How do you think the SDG Fund can contribute to align the efforts of the architecture world and development actors?
If there is any power in architecture, it is the power of synthesis. The more complex the problems, and this is the case when looking at the built environment, the greater the need for synthesis. The very core of our practice is the capacity to organize information in a proposal in a rather synthetic way. However, architects do not normally pay attention to the right questions. We may be dealing with problems that only interest other architects, so from funds like this, from the UN, we may be getting the right brief, the right questions, the right challenges on which then to apply this powerful tool of the project – synthesis of complexity.
In what ways do you think architects can make a contribution to achieve the sustainable development goals?
When the discussion is too generic or too broad, then we miss the opportunity to translate it into concrete improvement. In that sense, we can provide the right examples to point to instead of just making generic statements that everybody agrees with, but which leave you with no tools to operate in your everyday practice. I would say this is the kind of dialogue that I would expect from a fund like this – to get the right questions and for architecture to synthesize it into the right answers.
On different occasions you refer to the housing crisis. What solutions do you think are the most effective for it? What are the most pressing issues in urban spaces?

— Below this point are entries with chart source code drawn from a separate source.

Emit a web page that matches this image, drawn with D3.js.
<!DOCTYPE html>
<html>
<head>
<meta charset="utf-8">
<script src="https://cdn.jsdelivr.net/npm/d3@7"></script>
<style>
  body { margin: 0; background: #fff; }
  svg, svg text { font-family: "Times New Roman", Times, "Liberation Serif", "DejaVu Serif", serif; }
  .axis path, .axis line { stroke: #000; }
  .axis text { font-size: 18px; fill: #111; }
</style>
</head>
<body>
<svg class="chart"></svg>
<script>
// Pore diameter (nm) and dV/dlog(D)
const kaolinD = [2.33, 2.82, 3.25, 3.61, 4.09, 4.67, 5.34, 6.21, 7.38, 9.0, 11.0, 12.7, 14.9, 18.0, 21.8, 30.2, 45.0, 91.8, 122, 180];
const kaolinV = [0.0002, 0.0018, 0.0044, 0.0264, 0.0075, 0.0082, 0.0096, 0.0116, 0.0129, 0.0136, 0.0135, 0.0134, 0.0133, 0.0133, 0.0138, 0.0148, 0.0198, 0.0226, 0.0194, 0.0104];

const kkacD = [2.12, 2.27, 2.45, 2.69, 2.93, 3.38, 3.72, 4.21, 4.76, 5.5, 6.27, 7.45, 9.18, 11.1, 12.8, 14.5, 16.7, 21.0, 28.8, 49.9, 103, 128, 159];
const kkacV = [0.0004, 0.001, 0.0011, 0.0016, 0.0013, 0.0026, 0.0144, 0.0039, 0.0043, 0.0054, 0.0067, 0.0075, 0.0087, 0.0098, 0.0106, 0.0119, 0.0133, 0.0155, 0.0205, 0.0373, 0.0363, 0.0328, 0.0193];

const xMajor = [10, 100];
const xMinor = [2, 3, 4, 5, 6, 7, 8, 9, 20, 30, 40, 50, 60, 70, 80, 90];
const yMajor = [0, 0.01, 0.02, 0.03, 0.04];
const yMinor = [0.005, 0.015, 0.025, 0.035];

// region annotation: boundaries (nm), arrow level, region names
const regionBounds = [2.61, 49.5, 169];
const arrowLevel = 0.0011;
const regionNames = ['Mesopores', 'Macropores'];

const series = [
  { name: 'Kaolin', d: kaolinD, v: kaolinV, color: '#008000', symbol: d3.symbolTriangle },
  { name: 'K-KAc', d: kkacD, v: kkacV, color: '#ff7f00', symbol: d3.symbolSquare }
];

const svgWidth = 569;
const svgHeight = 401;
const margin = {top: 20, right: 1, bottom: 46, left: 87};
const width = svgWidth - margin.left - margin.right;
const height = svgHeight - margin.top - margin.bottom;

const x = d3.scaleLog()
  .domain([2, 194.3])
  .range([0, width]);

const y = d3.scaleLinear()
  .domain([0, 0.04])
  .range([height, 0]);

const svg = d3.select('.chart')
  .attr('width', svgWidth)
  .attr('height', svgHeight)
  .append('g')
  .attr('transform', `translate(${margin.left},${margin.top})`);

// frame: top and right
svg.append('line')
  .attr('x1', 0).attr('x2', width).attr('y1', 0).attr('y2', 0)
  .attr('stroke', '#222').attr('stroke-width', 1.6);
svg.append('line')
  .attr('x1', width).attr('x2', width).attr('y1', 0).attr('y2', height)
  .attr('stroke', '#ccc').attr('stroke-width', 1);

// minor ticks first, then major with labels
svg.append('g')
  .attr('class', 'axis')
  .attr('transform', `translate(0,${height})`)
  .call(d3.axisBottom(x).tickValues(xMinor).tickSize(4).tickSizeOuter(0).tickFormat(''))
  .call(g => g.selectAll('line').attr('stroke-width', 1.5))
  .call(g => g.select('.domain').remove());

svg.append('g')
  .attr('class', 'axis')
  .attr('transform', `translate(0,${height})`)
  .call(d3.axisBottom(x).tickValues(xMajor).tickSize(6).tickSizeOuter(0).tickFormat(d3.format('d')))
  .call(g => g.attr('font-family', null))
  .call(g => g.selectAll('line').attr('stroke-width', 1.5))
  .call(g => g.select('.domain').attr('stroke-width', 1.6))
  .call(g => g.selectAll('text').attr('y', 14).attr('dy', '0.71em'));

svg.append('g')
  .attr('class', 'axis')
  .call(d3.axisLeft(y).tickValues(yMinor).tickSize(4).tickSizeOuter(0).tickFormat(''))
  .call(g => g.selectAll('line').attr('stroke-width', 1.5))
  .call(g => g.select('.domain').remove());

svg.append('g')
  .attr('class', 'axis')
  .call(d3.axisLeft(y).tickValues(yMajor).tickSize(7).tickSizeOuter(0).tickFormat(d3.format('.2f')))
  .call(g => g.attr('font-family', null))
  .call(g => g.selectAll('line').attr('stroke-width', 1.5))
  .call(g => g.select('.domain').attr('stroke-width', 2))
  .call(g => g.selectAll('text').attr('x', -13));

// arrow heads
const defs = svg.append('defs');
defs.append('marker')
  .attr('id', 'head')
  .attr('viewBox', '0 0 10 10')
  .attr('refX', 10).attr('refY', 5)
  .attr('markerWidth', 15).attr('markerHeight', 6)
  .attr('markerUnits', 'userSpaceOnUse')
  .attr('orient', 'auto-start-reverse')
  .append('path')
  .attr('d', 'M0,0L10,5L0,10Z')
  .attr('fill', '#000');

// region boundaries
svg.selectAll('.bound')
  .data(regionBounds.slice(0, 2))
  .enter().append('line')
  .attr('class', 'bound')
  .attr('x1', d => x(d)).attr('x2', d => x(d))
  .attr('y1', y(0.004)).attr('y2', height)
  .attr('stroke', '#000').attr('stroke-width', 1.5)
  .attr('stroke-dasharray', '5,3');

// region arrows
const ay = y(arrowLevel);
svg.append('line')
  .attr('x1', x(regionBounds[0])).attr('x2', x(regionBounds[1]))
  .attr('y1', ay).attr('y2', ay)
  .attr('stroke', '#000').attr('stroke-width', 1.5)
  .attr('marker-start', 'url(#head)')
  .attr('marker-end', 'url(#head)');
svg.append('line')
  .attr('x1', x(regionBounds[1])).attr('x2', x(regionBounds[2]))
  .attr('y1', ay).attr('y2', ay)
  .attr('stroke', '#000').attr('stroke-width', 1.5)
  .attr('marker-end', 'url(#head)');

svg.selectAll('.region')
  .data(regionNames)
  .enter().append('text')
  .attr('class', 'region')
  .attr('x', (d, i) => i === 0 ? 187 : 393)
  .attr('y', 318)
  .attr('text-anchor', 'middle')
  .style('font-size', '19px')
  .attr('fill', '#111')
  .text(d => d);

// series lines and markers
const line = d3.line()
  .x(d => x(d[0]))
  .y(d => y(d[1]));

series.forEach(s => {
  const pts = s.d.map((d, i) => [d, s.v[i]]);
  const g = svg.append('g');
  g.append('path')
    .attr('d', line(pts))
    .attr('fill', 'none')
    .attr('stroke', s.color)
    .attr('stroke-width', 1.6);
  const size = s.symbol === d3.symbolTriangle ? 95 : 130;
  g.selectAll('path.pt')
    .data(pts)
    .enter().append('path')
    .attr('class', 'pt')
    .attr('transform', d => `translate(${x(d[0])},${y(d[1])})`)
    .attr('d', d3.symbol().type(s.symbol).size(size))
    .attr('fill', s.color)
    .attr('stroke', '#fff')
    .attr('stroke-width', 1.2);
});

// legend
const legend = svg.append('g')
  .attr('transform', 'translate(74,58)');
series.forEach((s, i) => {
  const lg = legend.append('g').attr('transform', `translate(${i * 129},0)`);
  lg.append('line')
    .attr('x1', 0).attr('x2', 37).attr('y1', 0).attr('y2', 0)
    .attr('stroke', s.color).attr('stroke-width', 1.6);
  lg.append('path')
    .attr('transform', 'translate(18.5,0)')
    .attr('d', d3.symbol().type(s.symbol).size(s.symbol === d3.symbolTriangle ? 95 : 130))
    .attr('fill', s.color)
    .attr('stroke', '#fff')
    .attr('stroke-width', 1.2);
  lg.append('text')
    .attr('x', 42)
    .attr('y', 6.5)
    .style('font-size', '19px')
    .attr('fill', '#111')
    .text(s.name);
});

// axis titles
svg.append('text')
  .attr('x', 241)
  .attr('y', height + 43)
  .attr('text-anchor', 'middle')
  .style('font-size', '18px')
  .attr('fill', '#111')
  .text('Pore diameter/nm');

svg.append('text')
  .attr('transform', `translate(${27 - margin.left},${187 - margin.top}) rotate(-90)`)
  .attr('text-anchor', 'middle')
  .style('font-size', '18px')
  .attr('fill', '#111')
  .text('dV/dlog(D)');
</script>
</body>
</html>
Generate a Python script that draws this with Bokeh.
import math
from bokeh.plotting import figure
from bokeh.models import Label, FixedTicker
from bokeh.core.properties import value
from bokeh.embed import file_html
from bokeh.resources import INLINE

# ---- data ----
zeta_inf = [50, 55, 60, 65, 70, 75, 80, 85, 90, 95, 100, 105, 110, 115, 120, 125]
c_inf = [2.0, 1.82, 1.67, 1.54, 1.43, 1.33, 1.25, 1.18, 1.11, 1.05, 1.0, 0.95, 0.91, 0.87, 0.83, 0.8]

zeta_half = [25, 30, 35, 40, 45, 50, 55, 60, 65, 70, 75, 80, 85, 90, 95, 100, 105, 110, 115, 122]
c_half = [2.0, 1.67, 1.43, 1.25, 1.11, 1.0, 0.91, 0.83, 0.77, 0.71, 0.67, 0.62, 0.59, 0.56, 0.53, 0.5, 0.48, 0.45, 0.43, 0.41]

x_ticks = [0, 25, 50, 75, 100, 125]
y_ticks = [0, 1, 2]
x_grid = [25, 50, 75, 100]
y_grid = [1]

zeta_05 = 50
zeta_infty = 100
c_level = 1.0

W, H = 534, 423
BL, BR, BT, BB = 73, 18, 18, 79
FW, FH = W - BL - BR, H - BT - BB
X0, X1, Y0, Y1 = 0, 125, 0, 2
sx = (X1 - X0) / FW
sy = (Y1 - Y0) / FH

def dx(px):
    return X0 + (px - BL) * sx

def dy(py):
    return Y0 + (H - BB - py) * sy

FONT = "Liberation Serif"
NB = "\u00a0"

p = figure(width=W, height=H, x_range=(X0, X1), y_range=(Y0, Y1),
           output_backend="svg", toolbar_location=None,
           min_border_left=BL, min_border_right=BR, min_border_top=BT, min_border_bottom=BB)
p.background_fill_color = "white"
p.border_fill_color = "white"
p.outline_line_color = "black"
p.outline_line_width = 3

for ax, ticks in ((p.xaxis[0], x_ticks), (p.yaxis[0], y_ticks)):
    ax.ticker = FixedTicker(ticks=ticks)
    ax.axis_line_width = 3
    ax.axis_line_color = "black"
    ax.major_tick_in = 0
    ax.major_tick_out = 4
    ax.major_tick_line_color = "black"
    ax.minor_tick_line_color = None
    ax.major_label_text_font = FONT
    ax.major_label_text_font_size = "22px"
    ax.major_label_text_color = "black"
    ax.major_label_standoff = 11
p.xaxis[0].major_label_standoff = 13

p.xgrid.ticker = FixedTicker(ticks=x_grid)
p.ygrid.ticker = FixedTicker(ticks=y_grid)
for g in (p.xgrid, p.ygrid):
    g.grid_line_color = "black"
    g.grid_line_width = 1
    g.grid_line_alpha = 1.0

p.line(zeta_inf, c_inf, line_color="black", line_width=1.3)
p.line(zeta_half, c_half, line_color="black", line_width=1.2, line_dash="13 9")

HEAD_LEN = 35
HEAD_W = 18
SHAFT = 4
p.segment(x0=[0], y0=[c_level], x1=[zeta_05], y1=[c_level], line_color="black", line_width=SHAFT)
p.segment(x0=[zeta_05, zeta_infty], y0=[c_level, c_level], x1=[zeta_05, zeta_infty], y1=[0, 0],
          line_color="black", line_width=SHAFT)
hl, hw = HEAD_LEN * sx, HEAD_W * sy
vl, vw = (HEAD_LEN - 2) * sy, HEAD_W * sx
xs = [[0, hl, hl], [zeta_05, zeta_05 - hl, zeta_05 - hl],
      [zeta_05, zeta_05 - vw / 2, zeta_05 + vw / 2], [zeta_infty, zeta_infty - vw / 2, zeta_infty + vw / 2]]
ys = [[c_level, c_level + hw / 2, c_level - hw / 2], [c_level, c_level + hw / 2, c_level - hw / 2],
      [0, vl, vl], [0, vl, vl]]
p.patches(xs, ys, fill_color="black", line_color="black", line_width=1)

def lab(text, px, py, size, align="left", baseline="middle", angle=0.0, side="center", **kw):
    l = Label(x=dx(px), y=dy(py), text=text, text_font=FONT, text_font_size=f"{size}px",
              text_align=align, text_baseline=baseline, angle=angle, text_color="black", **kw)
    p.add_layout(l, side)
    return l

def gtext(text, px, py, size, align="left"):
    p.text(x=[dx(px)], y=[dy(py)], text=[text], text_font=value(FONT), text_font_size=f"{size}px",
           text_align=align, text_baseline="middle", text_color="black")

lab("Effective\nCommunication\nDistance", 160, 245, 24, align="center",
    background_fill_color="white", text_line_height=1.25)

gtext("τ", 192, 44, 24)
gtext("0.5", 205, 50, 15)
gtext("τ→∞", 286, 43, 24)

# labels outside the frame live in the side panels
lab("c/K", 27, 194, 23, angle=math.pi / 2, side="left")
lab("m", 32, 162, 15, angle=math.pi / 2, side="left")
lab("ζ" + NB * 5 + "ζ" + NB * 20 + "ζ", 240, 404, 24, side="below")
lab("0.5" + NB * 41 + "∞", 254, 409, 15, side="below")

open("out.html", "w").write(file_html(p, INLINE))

Migration to cities is happening at a speed, at a scale and with a scarcity of means that has no precedence in human history. I would call it the “Three S Menace” – the scale, speed and scarcity. Out of the three billion people living in cities today, one billion is under the poverty line. By 2030, out of the five billion people living in cities, two billion will be living under the poverty line. This means that we have to build a one million people city per week, on average with an income of $10,000 per family. If we don’t solve this equation, it’s not that people will stop coming to cities, they will come anyhow looking for opportunities, but they will live in awful conditions.
One of the biggest challenges is to be able to find a way to provide the right accommodation for these new urban migrants.
At the very core of our practice, there is a powerful tool to contribute to correcting inequalities in a much shorter period of time. I would say that cities, in that sense, are a shortcut towards equality. If you strategically identify projects in the city, in public transportation, in infrastructure, in public space, in housing, then you can improve quality of life without having to wait for income redistribution.